The state income forecasting panel, known as the Revenue Estimating Conference, downgraded Louisiana tax collection estimates to account for unemployment that is dragging income, business and sales taxes below expectations.
The Democratic governor said the action “clearly indicates the need for a special session,” expected sometime next month, to make cuts and consider using Louisiana’s “rainy day” fund to close the gap in the $27 billion state operating budget.
The session is expected to fall in mid-February, between Valentine’s Day and Mardi Gras.
Republican House Speaker Taylor Barras showed resistance to the idea, suggesting the budget could be rebalanced without the full Legislature returning to Baton Rouge.
“It’s not inevitable that we have a special session. We could accomplish the cuts without one,” said Barras, R-New Iberia. But he said if the governor calls the session as expected, “we will be there.”
Edwards said constitutional limits on the governor and the joint legislative budget committee’s ability to slash spending would make cuts fall too heavily on public colleges and health services for the poor, elderly and disabled. A special session, he said, would allow lawmakers to cut more broadly across programs and agencies.
“I am not willing to place the burden of this budget crisis only on the backs of our hardworking families, students or our most vulnerable citizens,” said Edwards, who was leaving Friday for a weeklong trip to Rome.

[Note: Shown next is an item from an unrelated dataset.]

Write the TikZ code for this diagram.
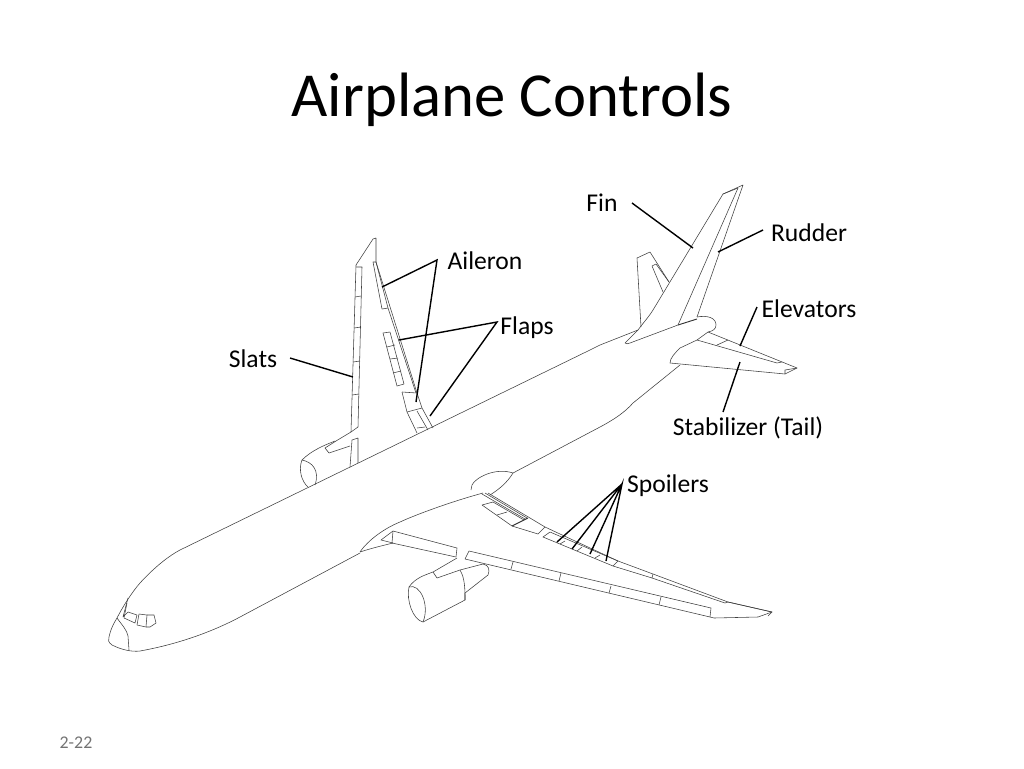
\documentclass[tikz,border=0pt]{standalone}
\usepackage{fontspec}
\setmainfont{Carlito}
\tikzset{
  plane/.style={draw=black!75,line width=0.42pt,line join=round},
  leader/.style={draw=black,line width=1.05pt},
  lab/.style={anchor=base,font=\fontsize{19.2}{22}\selectfont,text=black,inner sep=0pt},
}
\begin{document}
\begin{tikzpicture}[x=0.75pt,y=-0.75pt]
\useasboundingbox (0,0) rectangle (1024,768);
% fuselage
\draw[plane] (360,553) -- (240,617) .. controls (225,625) and (190,642) .. (140,651) .. controls (132,652) and (122,650) .. (112,645)
  .. controls (108,642) and (108,640) .. (109,637) .. controls (111,628) and (114,623) .. (117,618)
  .. controls (122,608) and (132,592) .. (140,583) .. controls (150,572) and (165,558) .. (180,550) -- (590,350) -- (600,345) -- (638,330);
\draw[plane] (513,473) -- (600,427) .. controls (615,419) and (625,412) .. (633,403) -- (680,365);
% cockpit
\draw[plane] (117,618) .. controls (122,625) and (127,630) .. (128,636) -- (129,650);
\draw[plane] (128,598) -- (123,617) -- (128,612);
\draw[plane] (127,603) -- (124,618);
\draw[plane] (128,612) -- (137,615) -- (135,623) -- (124,618);
\draw[plane] (139,614) -- (147,615) -- (146,627) -- (137,625) -- cycle;
\draw[plane] (147,615) -- (154,615) -- (156,623) -- (150,627) -- (146,627);
% far wing
\draw[plane] (350,467) -- (352,440) (351,432) -- (356,265) -- (373,239) -- (376,238) -- (376,262);
\draw[plane] (351,432) -- (358,427) -- (362,267) -- (356,267);
\draw[plane] (355,297) -- (361,296) (354,328) -- (361,327) (353,362) -- (360,361) (352,395) -- (359,394);
\draw[plane] (352,440) -- (358,438) -- (358,463);
\draw[plane] (373,262) -- (376,262) -- (388,308) -- (382,309) -- cycle;
\draw[plane] (376,262) -- (417,393) -- (422,408) -- (433,428);
\draw[plane] (388,308) -- (416,393);
\draw[plane] (402,392) -- (417,393);
\draw[plane] (402,392) -- (407,412) -- (417,433);
\draw[plane] (383,333) -- (390,332) -- (404,384) -- (397,386) -- cycle;
\draw[plane] (387,347) -- (395,345) (390,359) -- (398,358) (393,373) -- (401,371);
\draw[plane] (407,412) -- (422,408) (417,411) -- (428,430) (417,428) -- (425,427);
% far engine
\draw[plane] (351,432) -- (336,441) -- (325,448) -- (329,453) -- (350,446);
\draw[plane] (302,460) .. controls (312,450) and (325,445) .. (335,441);
\draw[plane] (302,460) .. controls (298,470) and (302,482) .. (308,487);
\draw[plane] (302,460) .. controls (312,462) and (320,470) .. (315,485);
% near wing
\draw[plane] (360,552) .. controls (368,540) and (385,528) .. (400,522) .. controls (415,515) and (450,502) .. (483,493);
\draw[plane] (360,552) .. controls (372,548) and (385,545) .. (393,543);
\draw[plane] (393,531) -- (381,540) -- (393,543);
\draw[plane] (393,531) -- (392,543) -- (456,557) -- (457,548) -- cycle;
\draw[plane] (469,551) -- (465,559) -- (710,617) -- (711,608) -- cycle;
\draw[plane] (513,562) -- (511,569) (561,573) -- (559,581) (611,586) -- (609,593) (661,597) -- (659,605);
\draw[plane] (710,617) -- (714,618) -- (758,617) -- (772,612) -- (728,602);
\draw[plane] (772,612) -- (768,616);
% wing/body fairing
\draw[plane] (513,473) .. controls (495,467) and (475,478) .. (472,485) -- (471,490);
\draw[plane] (513,473) .. controls (507,483) and (498,490) .. (490,495);
% near flaps, spoilers, aileron
\draw[plane] (482,494) -- (525,519) (485,493) -- (527,518) (488,493) -- (530,518);
\draw[plane] (482,505) -- (512,526) -- (538,534) -- (545,527) -- (530,518);
\draw[plane] (482,505) -- (493,502) -- (524,520);
\draw[plane] (497,515) -- (507,512);
\draw[line width=0.7pt,draw=black!80] (512,526) -- (528,518);
\draw[plane] (545,527) -- (618,561) -- (653,574) -- (728,602) -- (772,612);
\draw[plane] (550,532) -- (618,561) -- (613,566) -- (543,537) -- cycle;
\draw[plane] (560,544) -- (565,541) (577,551) -- (582,547) (595,558) -- (600,555);
\draw[plane] (613,566) -- (652,578) -- (653,574);
\draw[plane] (652,578) -- (725,603) -- (728,602);
% near engine
\draw[plane] (409,587) .. controls (415,578) and (425,575) .. (433,572) -- (457,558);
\draw[plane] (433,572) -- (437,578) -- (460,570) -- (483,564);
\draw[plane] (483,564) .. controls (489,565) and (490,570) .. (488,575) -- (465,593);
\draw[plane] (460,570) .. controls (465,578) and (465,590) .. (465,600);
\draw[plane] (465,593) -- (465,600) -- (423,622);
\draw[plane] (409,587) .. controls (406,600) and (413,620) .. (423,622);
\draw[plane] (409,587) .. controls (420,583) and (430,605) .. (423,622);
% fin
\draw[plane] (625,343) -- (638,330) .. controls (643,323) and (648,318) .. (653,310) -- (723,194) -- (743,185) -- (697,317);
\draw[plane] (625,343) .. controls (626,344) and (628,344) .. (630,343) -- (678,325);
\draw[line width=0.7pt,draw=black!80] (678,325) -- (697,319);
\draw[plane] (738,188) -- (678,325);
\draw[plane] (723,194) -- (738,188);
% far stabilizer
\draw[plane] (641,327) -- (637,258) -- (650,252) -- (669,282);
\draw[plane] (663,292) -- (652,266) -- (656,264) -- (669,282);
% near stabilizer
\draw[plane] (697,317) .. controls (708,315) and (716,318) .. (716,325) .. controls (716,329) and (713,331) .. (708,332);
\draw[plane] (708,332) -- (697,340) -- (680,348) .. controls (675,353) and (670,358) .. (670,363) -- (785,374) -- (797,368) -- (708,332);
\draw[plane] (697,340) -- (777,363) -- (782,362);
\draw[plane] (717,345) -- (728,340);
\draw[plane] (785,374) -- (785,370) -- (797,368);
% labels
\node[anchor=base,font=\fontsize{47}{56}\selectfont,text=black,inner sep=0pt] (title) at (512,116) {Airplane Controls};
\node[lab] (fin) at (602,211) {Fin};
\node[lab] (rudder) at (809,241) {Rudder};
\node[lab] (aileron) at (485,269) {Aileron};
\node[lab] (flaps) at (527,334) {Flaps};
\node[lab] (slats) at (253,367) {Slats};
\node[lab] (elevators) at (809,317) {Elevators};
\node[lab] (stab) at (748,435) {Stabilizer (Tail)};
\node[lab] (spoilers) at (668,492) {Spoilers};
\node[anchor=base,font=\fontsize{13.4}{15}\selectfont,text=black!55,inner sep=0pt] (page) at (76,748) {2-22};
% leader ends
\coordinate (finS) at (632,203); \coordinate (finE) at (693,248);
\coordinate (rudS) at (763,230); \coordinate (rudE) at (718,252);
\coordinate (ailH) at (437,260); \coordinate (ailA) at (382,287); \coordinate (ailB) at (416,402);
\coordinate (flpH) at (497,322); \coordinate (flpA) at (399,340); \coordinate (flpB) at (430,416);
\coordinate (slaS) at (290,358); \coordinate (slaE) at (353,377);
\coordinate (eleS) at (757,307); \coordinate (eleE) at (740,346);
\coordinate (staS) at (723,412); \coordinate (staE) at (740,362);
\coordinate (spoH) at (622,484); \coordinate (spoA) at (557,542); \coordinate (spoB) at (572,549); \coordinate (spoC) at (590,554); \coordinate (spoD) at (606,561);
\draw[leader] (finS) -- (finE);
\draw[leader] (rudS) -- (rudE);
\draw[leader] (ailA) -- (ailH) -- (ailB);
\draw[leader] (flpA) -- (flpH) -- (flpB);
\draw[leader] (slaS) -- (slaE);
\draw[leader] (eleS) -- (eleE);
\draw[leader] (staS) -- (staE);
\draw[leader] (spoA) -- (spoH) -- (spoB) (spoC) -- (spoH) -- (spoD);
\end{tikzpicture}
\end{document}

If lawmakers agree to use the rainy day fund, that could provide $119 million to offset a portion of the gap, but a $194 million gap would remain.
“The entirety of the state’s budget must be opened up in order to make these cuts, otherwise they will be concentrated in a few areas and the impact would be too painful for our people to bear,” Edwards said in a statement.

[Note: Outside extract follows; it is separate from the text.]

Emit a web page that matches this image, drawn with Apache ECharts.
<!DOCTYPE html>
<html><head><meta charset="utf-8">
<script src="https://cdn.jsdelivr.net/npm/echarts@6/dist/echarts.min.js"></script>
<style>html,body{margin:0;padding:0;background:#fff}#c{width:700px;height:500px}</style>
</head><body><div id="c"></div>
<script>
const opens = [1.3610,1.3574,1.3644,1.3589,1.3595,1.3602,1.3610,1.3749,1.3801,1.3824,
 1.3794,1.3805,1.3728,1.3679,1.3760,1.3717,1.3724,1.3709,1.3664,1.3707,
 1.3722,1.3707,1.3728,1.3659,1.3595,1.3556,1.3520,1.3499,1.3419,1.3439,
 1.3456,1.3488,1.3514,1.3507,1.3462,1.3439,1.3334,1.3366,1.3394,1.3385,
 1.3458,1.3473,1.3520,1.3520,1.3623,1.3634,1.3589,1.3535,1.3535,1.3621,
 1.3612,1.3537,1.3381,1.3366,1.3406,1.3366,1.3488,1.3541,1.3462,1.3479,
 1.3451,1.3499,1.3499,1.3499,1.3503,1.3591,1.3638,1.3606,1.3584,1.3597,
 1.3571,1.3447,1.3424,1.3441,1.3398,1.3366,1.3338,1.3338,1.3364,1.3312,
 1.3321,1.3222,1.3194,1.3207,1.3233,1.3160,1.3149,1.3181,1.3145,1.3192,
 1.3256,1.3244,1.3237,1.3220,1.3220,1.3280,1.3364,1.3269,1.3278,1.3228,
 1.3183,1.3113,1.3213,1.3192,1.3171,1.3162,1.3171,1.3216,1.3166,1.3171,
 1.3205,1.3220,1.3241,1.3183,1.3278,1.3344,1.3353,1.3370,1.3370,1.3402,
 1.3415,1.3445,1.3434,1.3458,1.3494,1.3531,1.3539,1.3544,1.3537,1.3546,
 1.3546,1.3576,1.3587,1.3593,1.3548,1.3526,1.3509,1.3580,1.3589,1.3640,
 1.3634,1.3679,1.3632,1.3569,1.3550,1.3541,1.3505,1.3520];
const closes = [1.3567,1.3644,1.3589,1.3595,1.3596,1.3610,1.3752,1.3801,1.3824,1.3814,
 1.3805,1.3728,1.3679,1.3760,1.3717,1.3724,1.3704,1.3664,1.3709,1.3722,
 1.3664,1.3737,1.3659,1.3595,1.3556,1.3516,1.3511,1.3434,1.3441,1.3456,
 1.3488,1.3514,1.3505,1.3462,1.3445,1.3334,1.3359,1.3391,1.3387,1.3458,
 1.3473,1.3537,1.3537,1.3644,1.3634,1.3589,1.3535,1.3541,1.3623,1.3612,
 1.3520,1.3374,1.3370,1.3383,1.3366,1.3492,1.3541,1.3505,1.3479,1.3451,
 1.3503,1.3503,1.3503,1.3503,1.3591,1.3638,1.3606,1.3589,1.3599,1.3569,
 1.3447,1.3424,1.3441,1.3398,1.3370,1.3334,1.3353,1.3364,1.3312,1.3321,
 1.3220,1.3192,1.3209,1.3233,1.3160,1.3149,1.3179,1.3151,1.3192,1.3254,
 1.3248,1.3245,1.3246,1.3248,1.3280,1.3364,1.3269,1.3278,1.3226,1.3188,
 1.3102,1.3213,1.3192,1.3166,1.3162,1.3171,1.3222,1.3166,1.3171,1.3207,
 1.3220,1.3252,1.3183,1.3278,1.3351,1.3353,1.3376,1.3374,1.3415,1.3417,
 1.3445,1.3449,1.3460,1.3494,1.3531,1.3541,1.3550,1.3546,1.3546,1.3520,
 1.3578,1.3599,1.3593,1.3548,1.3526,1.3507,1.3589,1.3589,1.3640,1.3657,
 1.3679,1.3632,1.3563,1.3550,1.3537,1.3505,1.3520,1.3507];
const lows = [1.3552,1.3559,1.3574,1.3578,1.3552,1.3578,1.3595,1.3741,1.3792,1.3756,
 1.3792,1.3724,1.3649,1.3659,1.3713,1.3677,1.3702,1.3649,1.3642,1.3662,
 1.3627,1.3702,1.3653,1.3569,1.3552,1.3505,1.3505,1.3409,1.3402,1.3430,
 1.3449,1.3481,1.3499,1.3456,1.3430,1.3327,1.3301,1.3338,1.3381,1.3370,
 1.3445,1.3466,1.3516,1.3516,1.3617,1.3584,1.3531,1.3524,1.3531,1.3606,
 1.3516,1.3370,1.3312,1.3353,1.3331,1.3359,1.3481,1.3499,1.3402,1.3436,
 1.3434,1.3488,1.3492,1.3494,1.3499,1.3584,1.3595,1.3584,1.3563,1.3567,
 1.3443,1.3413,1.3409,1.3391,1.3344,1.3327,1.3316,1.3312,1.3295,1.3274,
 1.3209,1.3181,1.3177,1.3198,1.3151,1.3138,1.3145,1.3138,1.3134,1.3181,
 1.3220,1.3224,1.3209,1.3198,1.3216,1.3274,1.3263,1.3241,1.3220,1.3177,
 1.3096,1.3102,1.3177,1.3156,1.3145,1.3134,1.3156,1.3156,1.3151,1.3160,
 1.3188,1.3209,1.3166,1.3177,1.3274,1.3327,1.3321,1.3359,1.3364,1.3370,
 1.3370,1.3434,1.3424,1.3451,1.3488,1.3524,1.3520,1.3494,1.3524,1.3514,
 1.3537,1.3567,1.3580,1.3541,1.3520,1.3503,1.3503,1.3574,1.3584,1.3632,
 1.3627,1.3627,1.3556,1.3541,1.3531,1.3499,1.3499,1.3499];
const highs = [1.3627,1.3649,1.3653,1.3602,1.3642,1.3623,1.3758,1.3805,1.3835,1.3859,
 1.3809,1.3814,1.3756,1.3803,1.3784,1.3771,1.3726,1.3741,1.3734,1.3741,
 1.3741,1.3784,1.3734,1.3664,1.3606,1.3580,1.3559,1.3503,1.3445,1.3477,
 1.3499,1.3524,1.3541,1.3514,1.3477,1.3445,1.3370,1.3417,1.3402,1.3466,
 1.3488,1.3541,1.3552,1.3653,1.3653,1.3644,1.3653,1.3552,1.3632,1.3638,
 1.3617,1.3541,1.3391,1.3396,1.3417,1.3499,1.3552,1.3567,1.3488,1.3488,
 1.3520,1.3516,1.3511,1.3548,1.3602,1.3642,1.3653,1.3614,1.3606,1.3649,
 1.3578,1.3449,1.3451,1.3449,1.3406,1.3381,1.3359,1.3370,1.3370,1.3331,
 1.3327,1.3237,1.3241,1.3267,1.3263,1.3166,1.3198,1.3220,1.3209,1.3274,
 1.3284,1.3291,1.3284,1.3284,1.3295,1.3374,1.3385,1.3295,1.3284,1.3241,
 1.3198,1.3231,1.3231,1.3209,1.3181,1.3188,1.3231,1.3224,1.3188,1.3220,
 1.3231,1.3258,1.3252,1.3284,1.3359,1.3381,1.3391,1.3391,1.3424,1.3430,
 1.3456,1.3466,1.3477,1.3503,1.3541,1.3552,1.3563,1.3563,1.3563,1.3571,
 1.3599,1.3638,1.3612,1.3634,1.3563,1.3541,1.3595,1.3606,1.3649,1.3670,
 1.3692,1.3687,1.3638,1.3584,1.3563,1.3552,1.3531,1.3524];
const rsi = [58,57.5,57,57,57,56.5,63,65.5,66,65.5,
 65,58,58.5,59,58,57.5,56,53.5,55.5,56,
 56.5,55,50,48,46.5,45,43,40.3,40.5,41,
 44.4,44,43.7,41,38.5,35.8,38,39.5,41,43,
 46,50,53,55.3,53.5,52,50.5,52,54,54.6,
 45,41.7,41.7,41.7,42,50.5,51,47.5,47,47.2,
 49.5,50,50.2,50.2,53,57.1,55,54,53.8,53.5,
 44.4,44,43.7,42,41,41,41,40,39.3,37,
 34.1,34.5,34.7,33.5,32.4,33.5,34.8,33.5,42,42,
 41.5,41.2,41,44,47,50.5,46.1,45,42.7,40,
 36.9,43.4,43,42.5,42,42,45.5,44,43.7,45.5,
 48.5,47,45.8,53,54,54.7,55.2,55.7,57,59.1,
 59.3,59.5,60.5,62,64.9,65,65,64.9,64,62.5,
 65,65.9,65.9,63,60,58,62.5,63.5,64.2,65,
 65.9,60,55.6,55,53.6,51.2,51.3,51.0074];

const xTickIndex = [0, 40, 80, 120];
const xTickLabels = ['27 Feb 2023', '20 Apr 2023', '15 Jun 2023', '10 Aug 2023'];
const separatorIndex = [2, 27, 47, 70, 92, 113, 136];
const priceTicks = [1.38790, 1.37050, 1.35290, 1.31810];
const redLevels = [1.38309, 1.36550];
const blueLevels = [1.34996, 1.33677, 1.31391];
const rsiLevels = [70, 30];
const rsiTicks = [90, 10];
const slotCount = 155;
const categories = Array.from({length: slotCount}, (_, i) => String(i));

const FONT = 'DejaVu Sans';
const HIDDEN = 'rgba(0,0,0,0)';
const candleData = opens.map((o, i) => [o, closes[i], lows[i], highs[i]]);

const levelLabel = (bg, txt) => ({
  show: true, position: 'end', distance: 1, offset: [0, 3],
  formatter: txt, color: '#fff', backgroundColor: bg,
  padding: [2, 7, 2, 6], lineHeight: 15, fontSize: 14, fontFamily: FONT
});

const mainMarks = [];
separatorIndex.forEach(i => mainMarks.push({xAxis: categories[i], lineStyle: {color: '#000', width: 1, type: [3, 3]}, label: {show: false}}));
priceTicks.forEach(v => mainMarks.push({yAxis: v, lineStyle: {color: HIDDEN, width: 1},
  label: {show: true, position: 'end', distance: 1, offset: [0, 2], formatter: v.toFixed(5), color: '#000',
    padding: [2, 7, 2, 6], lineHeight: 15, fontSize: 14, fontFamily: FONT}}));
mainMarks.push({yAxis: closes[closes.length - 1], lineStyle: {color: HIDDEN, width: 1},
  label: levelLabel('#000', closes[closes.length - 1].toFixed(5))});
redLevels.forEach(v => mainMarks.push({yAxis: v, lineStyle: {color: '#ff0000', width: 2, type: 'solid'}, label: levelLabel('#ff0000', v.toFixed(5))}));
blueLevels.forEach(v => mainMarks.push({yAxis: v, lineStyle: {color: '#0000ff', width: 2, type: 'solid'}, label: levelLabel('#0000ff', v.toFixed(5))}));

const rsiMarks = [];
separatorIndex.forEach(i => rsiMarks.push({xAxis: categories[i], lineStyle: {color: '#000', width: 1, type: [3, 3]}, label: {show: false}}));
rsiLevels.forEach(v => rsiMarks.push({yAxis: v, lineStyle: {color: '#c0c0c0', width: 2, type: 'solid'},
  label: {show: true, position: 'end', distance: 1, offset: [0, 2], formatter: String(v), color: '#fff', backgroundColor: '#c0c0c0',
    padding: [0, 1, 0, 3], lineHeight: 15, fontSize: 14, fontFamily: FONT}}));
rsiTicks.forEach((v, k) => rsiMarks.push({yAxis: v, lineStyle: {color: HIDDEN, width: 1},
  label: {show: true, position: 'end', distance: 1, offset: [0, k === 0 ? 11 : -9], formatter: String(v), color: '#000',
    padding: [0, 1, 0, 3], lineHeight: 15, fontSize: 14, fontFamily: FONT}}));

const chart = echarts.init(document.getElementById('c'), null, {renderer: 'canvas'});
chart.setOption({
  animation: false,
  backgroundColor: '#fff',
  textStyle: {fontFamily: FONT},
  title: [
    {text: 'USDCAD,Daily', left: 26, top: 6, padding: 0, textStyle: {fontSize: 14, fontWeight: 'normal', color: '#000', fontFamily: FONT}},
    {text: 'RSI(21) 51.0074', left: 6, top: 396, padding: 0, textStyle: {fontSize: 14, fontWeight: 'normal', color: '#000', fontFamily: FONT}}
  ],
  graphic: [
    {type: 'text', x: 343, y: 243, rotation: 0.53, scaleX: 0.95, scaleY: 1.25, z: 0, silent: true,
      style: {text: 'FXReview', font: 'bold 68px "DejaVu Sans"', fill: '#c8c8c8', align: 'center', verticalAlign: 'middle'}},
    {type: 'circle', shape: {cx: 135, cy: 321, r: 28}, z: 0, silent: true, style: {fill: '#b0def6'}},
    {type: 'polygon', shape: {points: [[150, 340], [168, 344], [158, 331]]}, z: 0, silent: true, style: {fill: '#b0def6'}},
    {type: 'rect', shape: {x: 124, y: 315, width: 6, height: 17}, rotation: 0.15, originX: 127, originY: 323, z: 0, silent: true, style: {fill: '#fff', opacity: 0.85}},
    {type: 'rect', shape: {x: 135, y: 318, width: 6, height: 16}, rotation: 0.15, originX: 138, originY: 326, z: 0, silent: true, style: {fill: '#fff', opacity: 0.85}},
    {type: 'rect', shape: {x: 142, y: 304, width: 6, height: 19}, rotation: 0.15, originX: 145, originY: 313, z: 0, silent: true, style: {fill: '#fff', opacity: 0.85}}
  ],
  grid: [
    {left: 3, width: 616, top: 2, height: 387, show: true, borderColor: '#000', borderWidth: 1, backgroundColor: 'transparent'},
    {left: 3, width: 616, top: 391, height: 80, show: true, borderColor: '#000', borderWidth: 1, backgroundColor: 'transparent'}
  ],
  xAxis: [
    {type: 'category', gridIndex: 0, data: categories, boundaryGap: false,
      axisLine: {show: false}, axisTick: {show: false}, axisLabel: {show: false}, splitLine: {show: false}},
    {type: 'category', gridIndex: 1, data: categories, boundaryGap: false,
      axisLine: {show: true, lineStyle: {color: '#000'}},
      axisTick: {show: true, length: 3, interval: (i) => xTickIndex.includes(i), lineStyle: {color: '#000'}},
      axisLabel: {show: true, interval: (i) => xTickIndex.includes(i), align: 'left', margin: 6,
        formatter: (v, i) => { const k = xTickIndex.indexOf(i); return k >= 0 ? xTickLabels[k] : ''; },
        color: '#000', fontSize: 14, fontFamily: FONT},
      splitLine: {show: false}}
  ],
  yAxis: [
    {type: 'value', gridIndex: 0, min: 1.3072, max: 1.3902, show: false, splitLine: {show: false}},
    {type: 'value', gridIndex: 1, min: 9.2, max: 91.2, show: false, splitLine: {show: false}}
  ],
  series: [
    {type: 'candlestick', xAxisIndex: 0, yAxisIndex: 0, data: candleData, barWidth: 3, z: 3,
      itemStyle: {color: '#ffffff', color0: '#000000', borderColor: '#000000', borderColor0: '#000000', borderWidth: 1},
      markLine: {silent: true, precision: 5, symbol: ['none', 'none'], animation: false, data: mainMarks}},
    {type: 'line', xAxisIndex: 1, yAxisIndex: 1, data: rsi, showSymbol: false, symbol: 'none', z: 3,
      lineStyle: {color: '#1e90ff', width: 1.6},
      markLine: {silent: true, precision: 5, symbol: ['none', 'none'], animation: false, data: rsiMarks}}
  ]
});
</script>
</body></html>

Senate President John Alario, R-Westwego, said he also prefers a special session to lessen the cuts that fall on higher education and health programs.
Even with the ability to spread the slashing, Alario said of the cuts: “I think there’s going to be a lot of pain.”
The four-member Revenue Estimating Conference dropped the state’s official income forecast by $340 million for the current budget year that ends June 30. With other financial adjustments, the deficit is expected to be about $313 million.
It’s the state’s 15th midyear budget gap in nine years. Last month, Edwards and lawmakers closed a more than $300 million deficit from the last financial year with savings from hiring and spending freezes, postponed Medicaid payments and cuts to colleges.
Economists said the latest shortfall stems from a downturn in Louisiana’s economy and an unemployment rate that is third in the nation. Even an uptick in oil prices, which means more severance tax revenue for the state, isn’t enough to offset the worsening forecast for personal income, business and sales taxes.
“We are still losing jobs on a monthly basis,” said the Legislature’s chief economist, Greg Albrecht.
Louisiana has seen declining employment since August 2015, according to data presented to the conference, with the greatest job losses coming in the oil and gas, manufacturing and other high-wage sectors.
Against the wishes of the Edwards administration, the estimating conference delayed its official shrinking of the state’s income forecast last month. Barras said he hoped the state’s tax collections would show improvement. Instead, the projections worsened over the period.
The forecasting panel dropped income estimates for the upcoming budget year as well.